> _Available data_

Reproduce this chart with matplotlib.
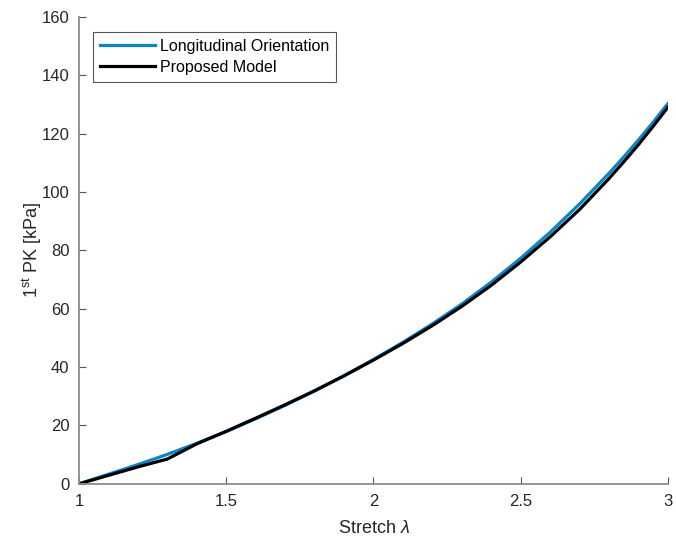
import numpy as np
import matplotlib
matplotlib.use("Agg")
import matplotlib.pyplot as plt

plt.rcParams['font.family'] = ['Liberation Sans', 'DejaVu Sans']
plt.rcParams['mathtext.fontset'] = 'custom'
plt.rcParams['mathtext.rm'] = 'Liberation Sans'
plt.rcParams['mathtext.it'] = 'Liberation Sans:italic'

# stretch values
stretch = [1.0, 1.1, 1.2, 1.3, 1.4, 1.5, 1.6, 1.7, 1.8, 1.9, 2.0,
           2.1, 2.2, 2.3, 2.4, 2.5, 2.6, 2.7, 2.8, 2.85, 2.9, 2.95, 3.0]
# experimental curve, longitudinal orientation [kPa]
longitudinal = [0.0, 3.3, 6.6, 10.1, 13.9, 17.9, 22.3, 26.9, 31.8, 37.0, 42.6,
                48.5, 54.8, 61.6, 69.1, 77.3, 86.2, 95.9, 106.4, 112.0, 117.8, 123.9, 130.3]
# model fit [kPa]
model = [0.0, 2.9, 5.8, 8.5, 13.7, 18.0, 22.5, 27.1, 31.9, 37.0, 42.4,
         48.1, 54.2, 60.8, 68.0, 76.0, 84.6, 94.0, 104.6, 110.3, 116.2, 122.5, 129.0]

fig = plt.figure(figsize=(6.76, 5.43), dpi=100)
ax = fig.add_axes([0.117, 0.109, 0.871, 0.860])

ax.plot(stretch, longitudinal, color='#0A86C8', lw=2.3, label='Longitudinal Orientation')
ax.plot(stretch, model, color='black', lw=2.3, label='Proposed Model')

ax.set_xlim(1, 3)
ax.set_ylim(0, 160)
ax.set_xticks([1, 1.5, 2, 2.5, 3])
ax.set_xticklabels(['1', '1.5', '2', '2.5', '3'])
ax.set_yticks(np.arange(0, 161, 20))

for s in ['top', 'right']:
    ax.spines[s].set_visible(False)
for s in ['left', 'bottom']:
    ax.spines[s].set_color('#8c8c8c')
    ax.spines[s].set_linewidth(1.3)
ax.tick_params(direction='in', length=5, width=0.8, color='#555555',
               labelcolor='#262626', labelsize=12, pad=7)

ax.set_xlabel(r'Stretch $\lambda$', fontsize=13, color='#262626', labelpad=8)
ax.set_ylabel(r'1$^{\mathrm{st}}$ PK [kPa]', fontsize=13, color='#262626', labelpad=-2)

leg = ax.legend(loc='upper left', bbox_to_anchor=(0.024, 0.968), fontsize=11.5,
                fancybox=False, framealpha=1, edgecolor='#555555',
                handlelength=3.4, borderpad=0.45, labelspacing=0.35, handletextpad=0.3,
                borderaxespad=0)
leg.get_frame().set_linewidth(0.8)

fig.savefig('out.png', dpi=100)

> _Given instruction_
Return nothing but the lines running from the start of the data to the line with "ax.plot(stretch, model, color='black', lw=2.3, label='Proposed", please, both ends included and no pictures.

> _Written solution_
Reproduce this chart with matplotlib.
import numpy as np
import matplotlib
matplotlib.use("Agg")
import matplotlib.pyplot as plt

plt.rcParams['font.family'] = ['Liberation Sans', 'DejaVu Sans']
plt.rcParams['mathtext.fontset'] = 'custom'
plt.rcParams['mathtext.rm'] = 'Liberation Sans'
plt.rcParams['mathtext.it'] = 'Liberation Sans:italic'

# stretch values
stretch = [1.0, 1.1, 1.2, 1.3, 1.4, 1.5, 1.6, 1.7, 1.8, 1.9, 2.0,
           2.1, 2.2, 2.3, 2.4, 2.5, 2.6, 2.7, 2.8, 2.85, 2.9, 2.95, 3.0]
# experimental curve, longitudinal orientation [kPa]
longitudinal = [0.0, 3.3, 6.6, 10.1, 13.9, 17.9, 22.3, 26.9, 31.8, 37.0, 42.6,
                48.5, 54.8, 61.6, 69.1, 77.3, 86.2, 95.9, 106.4, 112.0, 117.8, 123.9, 130.3]
# model fit [kPa]
model = [0.0, 2.9, 5.8, 8.5, 13.7, 18.0, 22.5, 27.1, 31.9, 37.0, 42.4,
         48.1, 54.2, 60.8, 68.0, 76.0, 84.6, 94.0, 104.6, 110.3, 116.2, 122.5, 129.0]

fig = plt.figure(figsize=(6.76, 5.43), dpi=100)
ax = fig.add_axes([0.117, 0.109, 0.871, 0.860])

ax.plot(stretch, longitudinal, color='#0A86C8', lw=2.3, label='Longitudinal Orientation')
ax.plot(stretch, model, color='black', lw=2.3, label='Proposed Model')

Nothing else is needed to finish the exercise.